Dossier – Quando le opere precedono per fama il nome dell’artista e viceversa

Quante volte ci è capitato di riconoscere una fotografia, con la stessa facilità delle icone religiose della cristianità, ma non ricordarci il nome del fotografo che l’ha scattata, o addirittura, di non saperlo affatto? Questo è il caso che segna gli scatti di Philippe Halsman (Riga 1906 – NY 1979), protagonista fino al prossimo 11 maggio della mostra Astonish me! presso il Musée de l’Elisée di Losanna, e autore di quel famoso ritratto in studio del suo più fedele soggetto, Salvador Dalì, immortalato mentre salta assieme a un gatto, a un cavalletto e a un grande spruzzo d’acqua. Surreale, come solo ci si aspetterebbe dall’influenza di Dalì. Ma Halsman è anche l’autore di quel teschio realizzato con nudi femminili, di un primo piano di Albert Einstein scattato nella sua casa di Princeton nel New Jersey e di quel ritratto a tre quarti di Hitchcock con il sigaro in bocca e un uccello che sta per posarsi sopra. Sono immagini studiate, esito di lunghe sedute di posa, dove la firma dell’artista non è altro che quel ritmo interno e quella resa precisa della qualità dell’immagine che risponde all’idea di creare delle performance da fissare con la macchina fotografica.
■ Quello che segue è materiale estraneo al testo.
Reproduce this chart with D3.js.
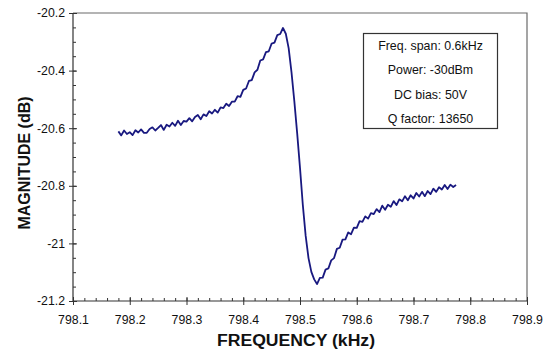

E se le opere del suddetto autore precedono il suo nome in fatto di fama, nel caso del famoso Robert Capa – protagonista di una mostra presso l’International Centre for Photography di New York, si può parlare in termini inversi: di quest’ultimo, infatti, quasi si sconoscono le fotografie a colori realizzate una volta conclusa la carriera di corrispondente di guerra, e si ricordano soprattutto i reportage in bianco e nero. Definito da Stefan Lorant, fondatore della rivista The Picture Post, <<il più grande fotografo del mondo>>, Capa sperimenta solo nell’ultima parte della sua vita la pellicola a colori, per rispondere anche alle esigenze del mercato e delle riviste più patinate. Ma il suo approccio verso la fotografia a colori comincia già  nel 1938 mentre si trova in Cina per la guerra sinogiapponese. L’artista, infatti, chiese ad un amico della sua agenzia di New York di farsi spedire 12 rullini Kodachrome con le istruzioni: alla fine solo 4 di quelle immagini furono pubblicate sulla ben nota rivista Life, ma qualcosa si muoveva già nell’aria e la porta a collaborazioni con riviste come Holiday, Illustrated, Ladie’s home journal, che si contesero i suoi servizi realizzati tra Parigi, Roma, Hollywood, Israele e l’Unione Sovietica, era già ben spalancata.